The Vermont city aims to cut carbon and boost efficiency, with a goal of addressing climate change

City leaders in Burlington, Vermont, outlined a roadmap Monday they believe could make the community a stand-out nationally when it comes to community-based attempts to address climate change.

Mayor Miro Weinberger, D-Burlington, described the city's Net Zero Energy Roadmap as "a new chapter in Burlington's environmental and economic history."

Weinberger insists bold action is needed now to lighten the city's footprint on the planet.

"In order to do our part to avoid the worst impacts from climate change in the decades ahead," the mayor said, describing the goal behind the roadmap. "And show the country that another future is possible."

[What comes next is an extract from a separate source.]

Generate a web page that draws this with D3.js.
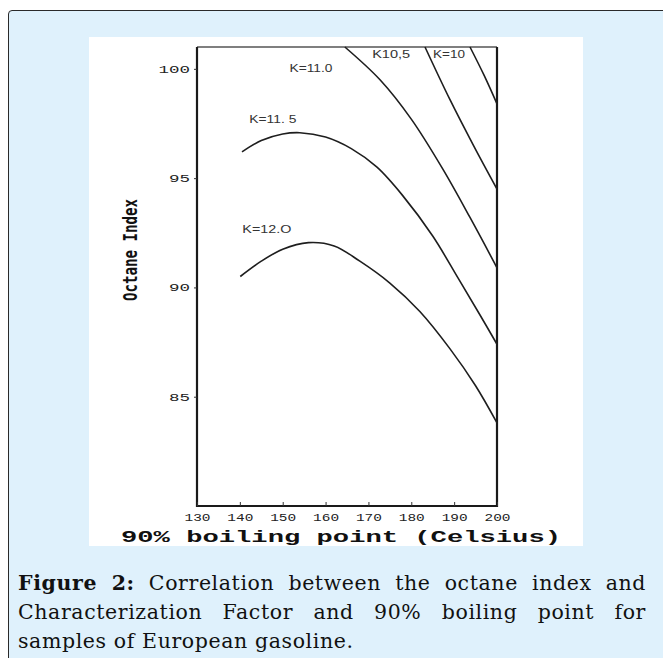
<!DOCTYPE html>
<html lang="en">
<head>
  <meta charset="UTF-8">
  <title>Figure 2 – Octane index</title>
  <script src="https://d3js.org/d3.v7.min.js"></script>
  <style>
    body {
      margin: 0;
      background: #ffffff;
      width: 663px;
      height: 658px;
      overflow: hidden;
      position: relative;
    }

    #card {
      position: absolute;
      left: 8px;
      top: 10px;
      width: 720px;
      height: 720px;
      background: #dff1fc;
      border: 1.5px solid #2a2a2a;
      border-radius: 4px;
    }

    #chart {
      position: absolute;
      left: 0;
      top: 0;
    }

    #caption {
      position: absolute;
      left: 18px;
      top: 569px;
      width: 628px;
      font-family: 'DejaVu Serif', serif;
      font-size: 20.5px;
      letter-spacing: 0.6px;
      line-height: 29px;
      color: #111;
    }

    #caption .line {
      white-space: nowrap;
      text-align: justify;
      text-align-last: justify;
    }

    #caption .line.last {
      text-align-last: left;
    }
  </style>
</head>
<body>
  <div id="card"></div>
  <svg id="chart" width="663" height="658"></svg>
  <div id="caption">
    <div class="line"><b>Figure 2:</b> Correlation between the octane index and</div>
    <div class="line">Characterization Factor and 90% boiling point for</div>
    <div class="line last">samples of European gasoline.</div>
  </div>
<script>
  // valeurs : [point d'ébullition 90%, indice d'octane]
  const kLabels = ["K=10", "K10,5", "K=11.0", "K=11. 5", "K=12.O"];
  const kLabelWidth = [32, 38, 43, 47, 49];

  const curveK100 = [[193.7, 101], [197, 99.7], [200, 98.4]];
  const curveK105 = [[183.2, 101], [189, 98.6], [194.5, 96.5], [200, 94.5]];
  const curveK110 = [[164.5, 101], [172.7, 99.5], [180, 97.7], [187.4, 95.4], [193.7, 93.2], [200, 90.9]];
  const curveK115 = [[140.5, 96.2], [145, 96.72], [150, 97.02], [154, 97.08], [160, 96.88], [166, 96.35],
                     [172, 95.5], [178, 94.2], [185, 92.35], [191, 90.4], [196, 88.75], [200, 87.4]];
  const curveK120 = [[140.1, 90.5], [145, 91.2], [150, 91.75], [156, 92.05], [162, 91.9], [168, 91.2],
                     [175, 90.2], [182, 88.9], [189, 87.2], [195, 85.5], [200, 83.8]];

  // position des étiquettes (en unités des axes)
  const labelPos = [[188.8, 100.63], [175.3, 100.63], [156.6, 100.0], [147.7, 97.66], [146.3, 92.63]];

  const xTicks = [130, 140, 150, 160, 170, 180, 190, 200];
  const yTicks = [85, 90, 95, 100];

  const svg = d3.select("#chart");

  // fond blanc de l'image scannée
  svg.append("rect")
    .attr("x", 89).attr("y", 37)
    .attr("width", 494).attr("height", 509)
    .attr("fill", "#ffffff");

  const x = d3.scaleLinear().domain([130, 200]).range([197, 497]);
  const y = d3.scaleLinear().domain([80, 101]).range([506, 47]);

  // cadre
  svg.append("line")
    .attr("x1", x(130)).attr("x2", x(200))
    .attr("y1", y(101)).attr("y2", y(101))
    .attr("stroke", "#555").attr("stroke-width", 1.5);
  svg.append("path")
    .attr("d", `M${x(130)},${y(101)}V${y(80)}H${x(200)}V${y(101)}`)
    .attr("fill", "none")
    .attr("stroke", "#1a1a1a")
    .attr("stroke-width", 2.2);

  // axes
  const yAxis = svg.append("g")
    .attr("transform", `translate(${x(130)},0)`)
    .call(d3.axisLeft(y).tickValues(yTicks).tickSize(3).tickPadding(4));
  yAxis.select(".domain").remove();
  yAxis.selectAll("line").attr("stroke", "#333");
  yAxis.selectAll("text")
    .attr("font-family", "'Liberation Mono', monospace")
    .attr("font-size", 11)
    .attr("fill", "#222")
    .attr("textLength", d => String(d).length * 10.5)
    .attr("lengthAdjust", "spacingAndGlyphs");

  const xAxis = svg.append("g")
    .attr("transform", `translate(0,${y(80)})`)
    .call(d3.axisBottom(x).tickValues(xTicks).tickSize(-4).tickPadding(8));
  xAxis.select(".domain").remove();
  xAxis.selectAll("line").attr("stroke", "#333");
  xAxis.selectAll("text")
    .attr("font-family", "'Liberation Mono', monospace")
    .attr("font-size", 10)
    .attr("fill", "#222")
    .attr("textLength", 26)
    .attr("lengthAdjust", "spacingAndGlyphs");

  // courbes
  const line = d3.line()
    .x(d => x(d[0]))
    .y(d => y(d[1]))
    .curve(d3.curveCatmullRom.alpha(0.5));

  const curves = [curveK100, curveK105, curveK110, curveK115, curveK120];
  svg.append("g")
    .attr("fill", "none")
    .attr("stroke", "#1e1e1e")
    .attr("stroke-width", 1.6)
    .selectAll("path")
    .data(curves)
    .join("path")
    .attr("d", line);

  svg.append("g")
    .selectAll("text")
    .data(kLabels)
    .join("text")
    .attr("x", (d, i) => x(labelPos[i][0]))
    .attr("y", (d, i) => y(labelPos[i][1]))
    .attr("text-anchor", "middle")
    .attr("dominant-baseline", "middle")
    .attr("font-family", "'Liberation Sans', sans-serif")
    .attr("font-size", 10.5)
    .attr("fill", "#333")
    .attr("textLength", (d, i) => kLabelWidth[i])
    .attr("lengthAdjust", "spacingAndGlyphs")
    .text(d => d);

  // titres des axes
  svg.append("text")
    .attr("transform", "translate(137,250) rotate(-90)")
    .attr("text-anchor", "middle")
    .attr("font-family", "'DejaVu Sans Mono', monospace")
    .attr("font-weight", "bold")
    .attr("font-size", 20)
    .attr("fill", "#111")
    .attr("textLength", 102)
    .attr("lengthAdjust", "spacingAndGlyphs")
    .text("Octane Index");

  svg.append("text")
    .attr("x", 341)
    .attr("y", 542)
    .attr("text-anchor", "middle")
    .attr("font-family", "'Liberation Mono', monospace")
    .attr("font-weight", "bold")
    .attr("font-size", 17)
    .attr("fill", "#111")
    .attr("textLength", 440)
    .attr("lengthAdjust", "spacingAndGlyphs")
    .text("90% boiling point (Celsius)");
</script>
</body>
</html>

Vermont's largest city — home to more than 42,000 — is still small by most standards, and Weinberger believes that scale will help Burlington become net zero across its ground transportation, electric and heating sectors by the year 2030.

Reaching that target means energy consumption will be offset by carbon-cutting and efficiency gains.

"My classmates and I are glad Burlington is trying to make changes before it is too late," said Kaya Rubin, a Burlington fourth grader.

"By making these changes, we would be healthier and our environment will be cleaner," predicted Graham McNeil, another Burlington fourth grader.

Weinberger acknowledged the city's net-zero road map does not apply to all sources of carbon emissions. For example, it doesn't cover the jet fuel consumed at the growing Burlington International Airport.

For the areas it is focusing on, the road map targets four main goals over the next decade to attack sources of climate change.

The plan calls for a dramatic shift to electric vehicles, making homes and businesses more efficient by winterizing and installing heat pumps, capturing heat from the city's wood-burning power plant and using it to warm buildings — saving lots of heating oil — and promoting alternative transportation like bikes and buses.

"People do look to Burlington as a leader," said Jennifer Green, the city's sustainability director, who described the roadmap as ambitious and the kind of step more communities will need to tackle if they want to make a difference.

Already, the city-owned Burlington Electric Department gets its power from renewable sources.

"I feel like this is going to be hard," Green said of achieving the goals set out in the net zero road map. "But I also know it's the right thing to try to do. And it's the right thing to go for. And even we are not 100% successful, we have to take the first step forward."

The city also announced a package of incentives Monday to make those investments more feasible for homeowners and businesses, including incentives to buy electric vehicles and heat pumps. Some incentives are even available for the purchase of pre-owned EVs, Burlington Electric announced.